Unfortunately, my impression of How It Felt at just that moment had me yammering on about a fire that burns hot, about a desire to get out and know this world of ours in the least abstract way imaginable. And while I might not know where that desire might lead me, I do know by god that it's a desire that I would ignore at my own peril.
That kind of stuff. I blame the Atlas beer.
But, for all that this quick scribble was not-ready-for-Cruising World type stuff, I felt the glimmer of insight in there somewhere.
There is a part of me that feels like a wild-eyed, wild-haired lunatic riding back to Alaska on the bow of our little ship, completely transformed by two lifetimes' experience packed into a single decade. Alisa and I have played it very straight on this trip in a lot of ways. For my part, I've stayed gainfully employed for about eight of the ten years, I did my PhD, and I've managed to be a no worse than average sort of dad to our two boys. But for all that, we've been living these ten years on the bleeding edge in important ways. Alisa and I set off to follow our dreams, knowing in advance that we might dream in a vivid, Patagonia-in-winter sort of way. As a result, for days or weeks or months at a time we have been living in the arena where our seamanship and our love for each other and our willingness to meld entirely into a single, single-minded unit are tested in their ability to keep the family safe and prospering and pursuing happiness on the high seas, or in some southern frosty fjord far from anyone else at all. It has been a tremendously fulfilling way to live, and like most long-time sailors who are returning home, we look forward a little nervously to belonging to a milieu where we can't share an unspoken bond over that sort of experience with our peers.
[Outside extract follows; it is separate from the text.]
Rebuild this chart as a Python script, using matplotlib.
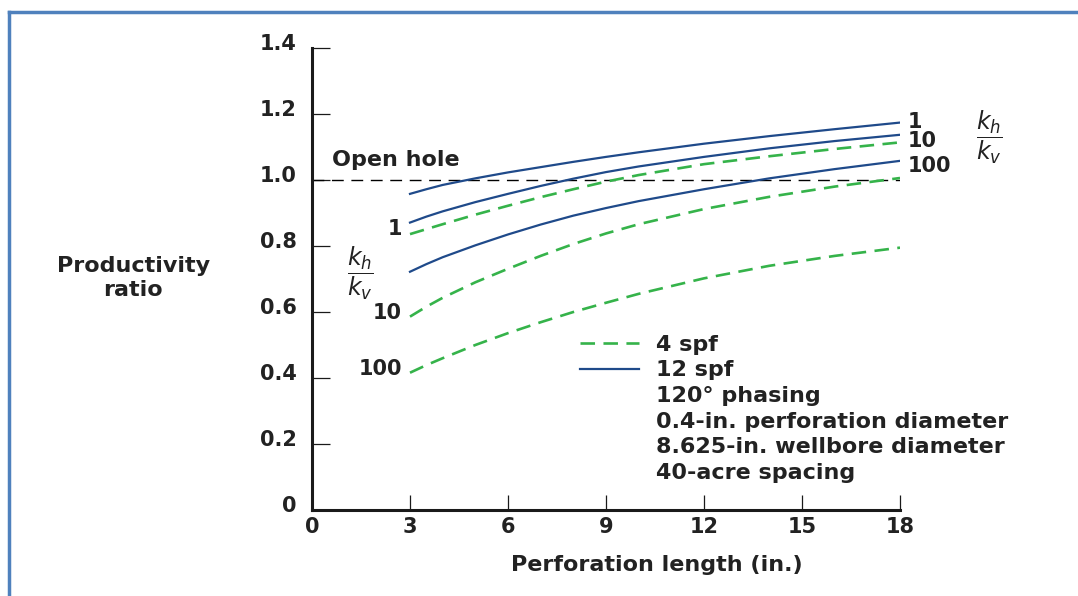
import matplotlib
matplotlib.use("Agg")
import matplotlib.pyplot as plt
from matplotlib.lines import Line2D
from matplotlib.transforms import ScaledTranslation

# ---------------- data ----------------
perf_length = [3, 3.5, 4, 5, 6, 7, 8, 9, 10, 12, 14, 16, 18]

spf12_kh1 = [0.958, 0.972, 0.985, 1.005, 1.023, 1.039, 1.055, 1.070, 1.084, 1.110, 1.133, 1.154, 1.174]
spf12_kh10 = [0.871, 0.889, 0.905, 0.933, 0.958, 0.982, 1.004, 1.024, 1.041, 1.070, 1.096, 1.118, 1.137]
spf12_kh100 = [0.722, 0.745, 0.766, 0.802, 0.835, 0.865, 0.892, 0.915, 0.936, 0.972, 1.005, 1.033, 1.058]
spf4_kh1 = [0.836, 0.851, 0.866, 0.895, 0.922, 0.948, 0.972, 0.995, 1.015, 1.048, 1.072, 1.094, 1.114]
spf4_kh10 = [0.586, 0.616, 0.643, 0.690, 0.731, 0.770, 0.806, 0.838, 0.866, 0.912, 0.949, 0.980, 1.006]
spf4_kh100 = [0.416, 0.439, 0.460, 0.500, 0.536, 0.569, 0.600, 0.628, 0.655, 0.702, 0.740, 0.770, 0.795]

open_hole_x = [0, 18]
open_hole_y = [1.0, 1.0]

kh_kv_labels = ["1", "10", "100"]
x_ticks = [0, 3, 6, 9, 12, 15, 18]
y_ticks = [0, 0.2, 0.4, 0.6, 0.8, 1.0, 1.2, 1.4]
y_tick_labels = ["0", "0.2", "0.4", "0.6", "0.8", "1.0", "1.2", "1.4"]
legend_rows = ["4 spf", "12 spf", "120° phasing", "0.4-in. perforation diameter",
               "8.625-in. wellbore diameter", "40-acre spacing"]

# ---------------- style ----------------
GREEN = "#35b34a"
BLUE = "#1f4a8a"
TXT = "#222222"
FRAME = "#4f81bd"

plt.rcParams["font.family"] = ["DejaVu Sans"]
plt.rcParams["mathtext.fontset"] = "dejavusans"

fig = plt.figure(figsize=(10.78, 5.96), dpi=100)
ax = fig.add_axes([312 / 1078, 1 - 510 / 596, 588 / 1078, 462 / 596])

# frame decoration (top and left blue lines)
fig.add_artist(Line2D([9 / 1078, 9 / 1078], [0, 1 - 12 / 596], transform=fig.transFigure,
                      color=FRAME, lw=2.5))
fig.add_artist(Line2D([9 / 1078, 1], [1 - 12 / 596, 1 - 12 / 596], transform=fig.transFigure,
                      color=FRAME, lw=2.5))

# open hole
ax.plot(open_hole_x, open_hole_y, color="black", lw=1.0, dashes=(8.5, 5.5))

dash = (5.5, 3.2)
ax.plot(perf_length, spf4_kh1, color=GREEN, lw=1.9, dashes=dash)
ax.plot(perf_length, spf4_kh10, color=GREEN, lw=1.9, dashes=dash)
ax.plot(perf_length, spf4_kh100, color=GREEN, lw=1.9, dashes=dash)
ax.plot(perf_length, spf12_kh1, color=BLUE, lw=1.6)
ax.plot(perf_length, spf12_kh10, color=BLUE, lw=1.6)
ax.plot(perf_length, spf12_kh100, color=BLUE, lw=1.6)

ax.set_xlim(0, 18)
ax.set_ylim(0, 1.4)
for s in ["top", "right"]:
    ax.spines[s].set_visible(False)
for s in ["left", "bottom"]:
    ax.spines[s].set_linewidth(2.2)
    ax.spines[s].set_color("#1a1a1a")
    ax.spines[s].set_capstyle("projecting")

ax.set_xticks(x_ticks)
ax.set_yticks(y_ticks)
ax.set_yticklabels(y_tick_labels)
ax.tick_params(axis="y", direction="in", length=13, width=0.9, pad=11,
               labelsize=15, colors="#1a1a1a")
ax.tick_params(axis="x", direction="in", length=11, width=0.9, pad=5,
               labelsize=15, colors="#1a1a1a")
for lab in ax.get_yticklabels() + ax.get_xticklabels():
    lab.set_fontweight("bold")
    lab.set_color(TXT)
for lab in ax.get_yticklabels():
    lab.set_transform(lab.get_transform() + ScaledTranslation(0, 4 / 72, fig.dpi_scale_trans))

ax.set_ylabel("Productivity\nratio", rotation=0, fontsize=16, fontweight="bold",
              color=TXT, ha="center", va="center", linespacing=1.3)
ax.yaxis.set_label_coords(-0.304, 0.502)
ax.set_xlabel("Perforation length (in.)", fontsize=16, fontweight="bold", color=TXT,
              va="center")
ax.xaxis.set_label_coords(0.587, -0.119)

# annotations
ax.text(0.61, 1.06, "Open hole", fontsize=16, fontweight="bold", color=TXT,
        ha="left", va="center")

frac = r"$\dfrac{k_h}{k_v}$"
left_y = [0.852, 0.597, 0.427]
for lab, yy in zip(kh_kv_labels, left_y):
    ax.text(2.75, yy, lab, fontsize=15, fontweight="bold", color=TXT,
            ha="right", va="center")
ax.text(1.47, 0.718, frac, fontsize=17, color=TXT, ha="center", va="center")

right_y = [1.176, 1.118, 1.042]
for lab, yy in zip(kh_kv_labels, right_y):
    ax.text(18.24, yy, lab, fontsize=15, fontweight="bold", color=TXT,
            ha="left", va="center", clip_on=False)
ax.text(20.75, 1.13, frac, fontsize=17, color=TXT, ha="center", va="center", clip_on=False)

# legend
handles = [Line2D([], [], color=GREEN, lw=1.9, dashes=dash),
           Line2D([], [], color=BLUE, lw=1.6)]
handles += [Line2D([], [], color="none") for _ in legend_rows[2:]]
leg = ax.legend(handles, legend_rows, loc="upper left", bbox_to_anchor=(0.456, 0.379),
                frameon=False, borderaxespad=0, borderpad=0, labelspacing=0.25,
                handlelength=2.65, handletextpad=0.75,
                prop={"size": 16, "weight": "bold"})
for t in leg.get_texts():
    t.set_color(TXT)

fig.savefig("out.png", dpi=100)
Anyway...my 2000-0000 watch is rapidly drawing to a close, so it's time to wrap up these late-night musings. A prize has been set for the first Galactic to spot an alcid, that guillemot-murre-puffin-murrelet tribe of continental shelf seabirds that will be our first notice that we really Have Arrived, even if land isn't yet in sight.
I'm putting my money on Elias to win the prize.
This post was sent via our high-frequency radio as we're far from internet range. Pictures to follow when we reach internet again. We can't respond to comments for now, though we do see them all!